Aerial view of Tel Megiddo, Israel

Norma Franklin, Ph.D., a field archaeologist from the Institute of Archaeology at Tel Aviv University, visits Chapman University on Monday, Nov. 14 at 6 p.m. to discuss her work as coordinator of the Megiddo expedition.  “Meggido,” a tel or ancient mound-hill in northern Israel, is perhaps better known by its Greek name, “Armageddon” – it is the site of an ancient city known for its historical, geographical and theological importance.   Dr. Franklin’s lecture, “A Tale of Two Cities and a Military Outpost: Megiddo, Samaria and Jezreel,” held in Argyros Forum 209C, is free and open to the campus community and the public.   A reception with light refreshments will follow the talk.

The Megiddo excavations were begun early in the 20th century by the Oriental Institute of the University of Chicago with funding from John D. Rockefeller, Jr.  The present excavation team, headed by Dr. Israel Finkelstein of the Institute of Archaeology of Tel Aviv, continues with the collaboration of several American universities, including Chapman University. Julye Bidmead, Ph.D., assistant professor of religious studies at Chapman, has been an integral part of the Megiddo staff since 1996.

 The talk is presented by the Department of Religious Studies in Wilkinson College of Humanities and Social Sciences, and G.O.A.T. (Society for the Global Observation and Appreciation of the Transcendent), a Chapman student organization.

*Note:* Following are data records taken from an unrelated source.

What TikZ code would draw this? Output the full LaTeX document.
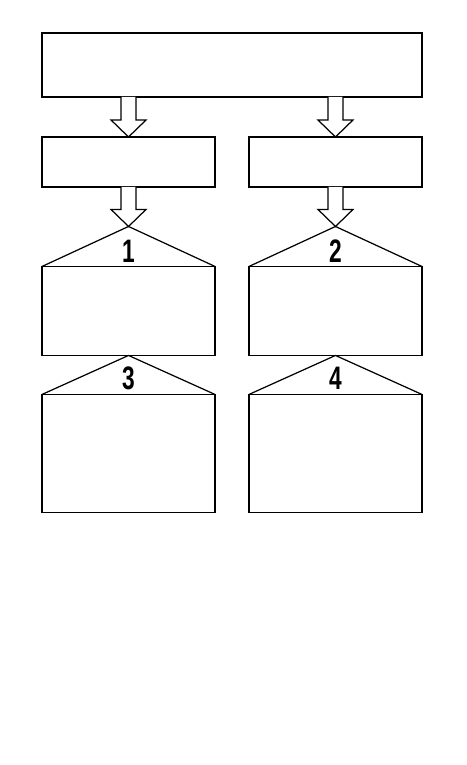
\documentclass[tikz,border=0pt]{standalone}
\usepackage{fontspec}
\setmainfont{Liberation Sans}
\usetikzlibrary{calc,positioning}
\tikzset{
  box/.style={draw,line width=0.7pt,inner sep=0pt,outer sep=0pt},
  topbox/.style={box,minimum width=7.6cm,minimum height=1.28cm},
  midbox/.style={box,minimum width=3.46cm,minimum height=1cm},
  housebox/.style={box,minimum width=3.46cm,minimum height=1.78cm},
  lowbox/.style={box,minimum width=3.46cm,minimum height=2.36cm},
  roof/.style={line width=0.7pt,line join=miter},
  hollow/.style={line width=0.7pt,fill=white,line join=miter},
  num/.style={inner sep=0pt,font=\fontsize{18.5}{18.5}\selectfont\bfseries}
}
% narrow digits
\newcommand\sqz[1]{\scalebox{0.7}[1]{#1}}
% hollow block arrow: shaft starts at the bottom of node #1, tip at #2
\newcommand\hollowarrow[2]{%
  \path (#2) coordinate (tip) (#1.south -| tip) coordinate (tail);
  \draw[hollow] ($(tail)+(-7.5,0)$) -- ($(tip)+(-7.5,-17)$) -- ($(tip)+(-17.5,-17)$)
    -- (tip) -- ($(tip)+(17.5,-17)$) -- ($(tip)+(7.5,-17)$) -- ($(tail)+(7.5,0)$);
}

\begin{document}
\begin{tikzpicture}[x=0.02cm,y=-0.02cm]
\useasboundingbox (0,0) rectangle (467,765);

\node[topbox] (top) at (232,65) {};
\node[midbox, below right=0.8cm and 0cm of top.south west] (mid1) {};
\node[midbox, below left=0.8cm and 0cm of top.south east] (mid2) {};

\node[housebox, below=1.59cm of mid1] (box1) {};
\node[housebox, below=1.59cm of mid2] (box2) {};
\node[lowbox, below=0.78cm of box1] (box3) {};
\node[lowbox, below=0.78cm of box2] (box4) {};

% roofs
\coordinate (apex1) at ($(box1.north)+(0,-40)$);
\coordinate (apex2) at ($(box2.north)+(0,-40)$);
\coordinate (apex3) at (box1.south);
\coordinate (apex4) at (box2.south);
\draw[roof] (box1.north west) -- (apex1) -- (box1.north east);
\draw[roof] (box2.north west) -- (apex2) -- (box2.north east);
\draw[roof] (box3.north west) -- (apex3) -- (box3.north east);
\draw[roof] (box4.north west) -- (apex4) -- (box4.north east);

\node[num, below=2.6mm of apex1] (n1) {\sqz{1}};
\node[num, below=2.6mm of apex2] (n2) {\sqz{2}};
\node[num, below=2.2mm of apex3] (n3) {\sqz{3}};
\node[num, below=2.2mm of apex4] (n4) {\sqz{4}};

% arrows
\hollowarrow{top}{mid1.north}
\hollowarrow{top}{mid2.north}
\hollowarrow{mid1}{apex1}
\hollowarrow{mid2}{apex2}
\end{tikzpicture}
\end{document}
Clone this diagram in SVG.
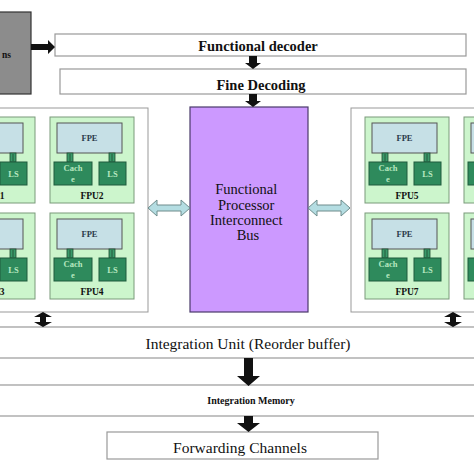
<svg xmlns="http://www.w3.org/2000/svg" width="474" height="474" viewBox="0 0 474 474">
<style>
.bar{fill:#fff;stroke:#999;stroke-width:1.2}
.cont{fill:#fff;stroke:#999;stroke-width:1}
.fpu{fill:#ccf5cc;stroke:#7a9a7a;stroke-width:1}
.fpe{fill:#c6e0e6;stroke:#555;stroke-width:1}
.dg{fill:#2e8a5c;stroke:#1f5a3c;stroke-width:1}
.conn{fill:#3a9a6a;stroke:#1f4a30;stroke-width:0.8}
.tb{font-family:"Liberation Serif",serif;font-weight:bold;fill:#111}
.ts{font-family:"Liberation Serif",serif;fill:#111}
.lbl{font-family:"Liberation Serif",serif;font-weight:bold;font-size:8.5px;fill:#2a3a4a;text-anchor:middle}
.lt{font-family:"Liberation Serif",serif;font-weight:bold;font-size:8.5px;fill:#b8e8c0;text-anchor:middle}
.fl{font-family:"Liberation Serif",serif;font-weight:bold;font-size:9.5px;fill:#111;text-anchor:middle}
.blk{fill:#111}
.da{fill:#b4dde2;stroke:#6e8c8c;stroke-width:1}
</style>
<defs>
<g id="fpuInner">
<rect class="fpu" x="0" y="0" width="84" height="86"/>
<rect class="fpe" x="7" y="6" width="65" height="30"/>
<text class="lbl" x="39.5" y="24">FPE</text>
<rect class="conn" x="17" y="36" width="6" height="9"/>
<line x1="20" y1="37" x2="20" y2="44" stroke="#1f4a30" stroke-width="0.8"/>
<rect class="conn" x="59" y="36" width="6" height="9"/>
<line x1="62" y1="37" x2="62" y2="44" stroke="#1f4a30" stroke-width="0.8"/>
<rect class="dg" x="4" y="45" width="38" height="23"/>
<text class="lt" x="23" y="54">Cach</text>
<text class="lt" x="23" y="65">e</text>
<rect class="dg" x="49" y="45" width="27" height="23"/>
<text class="lt" x="62.5" y="60">LS</text>
</g>
</defs>

<g id="instructions">
<rect x="-20" y="12" width="51" height="82" fill="#8c8c8c" stroke="#333" stroke-width="1.2"/>
<text class="tb" x="11" y="58" font-size="9.5" text-anchor="end">ns</text>
</g>

<g id="functional-decoder">
<rect class="bar" x="55" y="34" width="411" height="22"/>
<text class="tb" x="258" y="51" font-size="14.5" text-anchor="middle">Functional decoder</text>
</g>

<g id="fine-decoding">
<rect class="bar" x="60" y="69" width="406" height="25"/>
<text class="tb" x="261" y="90" font-size="14.5" text-anchor="middle">Fine Decoding</text>
</g>

<g id="left-cluster">
<rect class="cont" x="-63" y="108" width="211" height="204"/>
</g>
<g id="fpu1" transform="translate(-49,117)"><use href="#fpuInner"/><text class="fl" x="42" y="82">FPU1</text></g>
<g id="fpu2" transform="translate(50,117)"><use href="#fpuInner"/><text class="fl" x="42" y="82">FPU2</text></g>
<g id="fpu3" transform="translate(-49,213)"><use href="#fpuInner"/><text class="fl" x="42" y="82">FPU3</text></g>
<g id="fpu4" transform="translate(50,213)"><use href="#fpuInner"/><text class="fl" x="42" y="82">FPU4</text></g>

<g id="right-cluster">
<rect class="cont" x="351" y="108" width="200" height="204"/>
</g>
<g id="fpu5" transform="translate(365,117)"><use href="#fpuInner"/><text class="fl" x="42" y="82">FPU5</text></g>
<g id="fpu6" transform="translate(464,117)"><use href="#fpuInner"/></g>
<g id="fpu7" transform="translate(365,213)"><use href="#fpuInner"/><text class="fl" x="42" y="82">FPU7</text></g>
<g id="fpu8" transform="translate(464,213)"><use href="#fpuInner"/></g>

<g id="interconnect-bus">
<rect x="190" y="107" width="118" height="205" fill="#cc99ff" stroke="#4a3a6a" stroke-width="1.2"/>
<text class="ts" font-size="14.5" fill="#2a2a5a" text-anchor="middle">
<tspan x="248" y="194">Functional</tspan>
<tspan x="248" y="210">Processor</tspan>
<tspan x="248" y="225">Interconnect</tspan>
<tspan x="248" y="240">Bus</tspan>
</text>
</g>

<g id="integration-unit">
<rect class="bar" x="-5" y="327" width="484" height="31"/>
<text class="ts" x="248" y="349" font-size="15.5" text-anchor="middle">Integration Unit (Reorder buffer)</text>
</g>

<g id="integration-memory">
<rect class="bar" x="-5" y="385" width="484" height="31"/>
<text class="tb" x="251" y="404" font-size="10" text-anchor="middle">Integration Memory</text>
</g>

<g id="forwarding-channels">
<rect class="bar" x="107" y="432" width="271" height="27"/>
<text class="ts" x="240" y="453" font-size="15.5" text-anchor="middle">Forwarding Channels</text>
</g>

<g id="connectors">
<polygon class="blk" points="31,44 48,44 48,40 55,47 48,54 48,50 31,50"/>
<polygon class="blk" points="249,56 257,56 257,63 261,63 253,69 245,63 249,63"/>
<polygon class="blk" points="249,94 257,94 257,101 261,101 253,107 245,101 249,101"/>
<polygon class="da" points="148,208 157,200 157,205 181,205 181,200 190,208 181,216 181,211 157,211 157,216"/>
<polygon class="da" points="308,208 317,200 317,205 341,205 341,200 350,208 341,216 341,211 317,211 317,216"/>
<polygon class="blk" points="43,312 52,317 46,317 46,322 52,322 43,327 34,322 40,322 40,317 34,317"/>
<polygon class="blk" points="453,312 462,317 456,317 456,322 462,322 453,327 444,322 450,322 450,317 444,317"/>
<polygon class="blk" points="244,358 253,358 253,376 260,376 248.5,386 237,376 244,376"/>
<polygon class="blk" points="244,416 253,416 253,423 260,423 248.5,432 237,423 244,423"/>
</g>
</svg>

The geography and archaeology of these three great Biblical sites so crucial to an understanding of ancient Israel will be discussed by Dr. Franklin.  Samaria was the hilltop capital of the northern Kingdom of Israel. It was the site of the royal palace; the official residence of the kings of Israel and the place of their burial. Yet the city of Megiddo was strategically more important, surrounded on three sides by alternating hills and deep valleys; it sat astride the great north-south “Way of the Sea” and overlooked the fertile Jezreel Valley that stretched to the east. The compound of Jezreel, perched on the foothills of the Gilboa range, stood sentry as a small but crucial military outpost.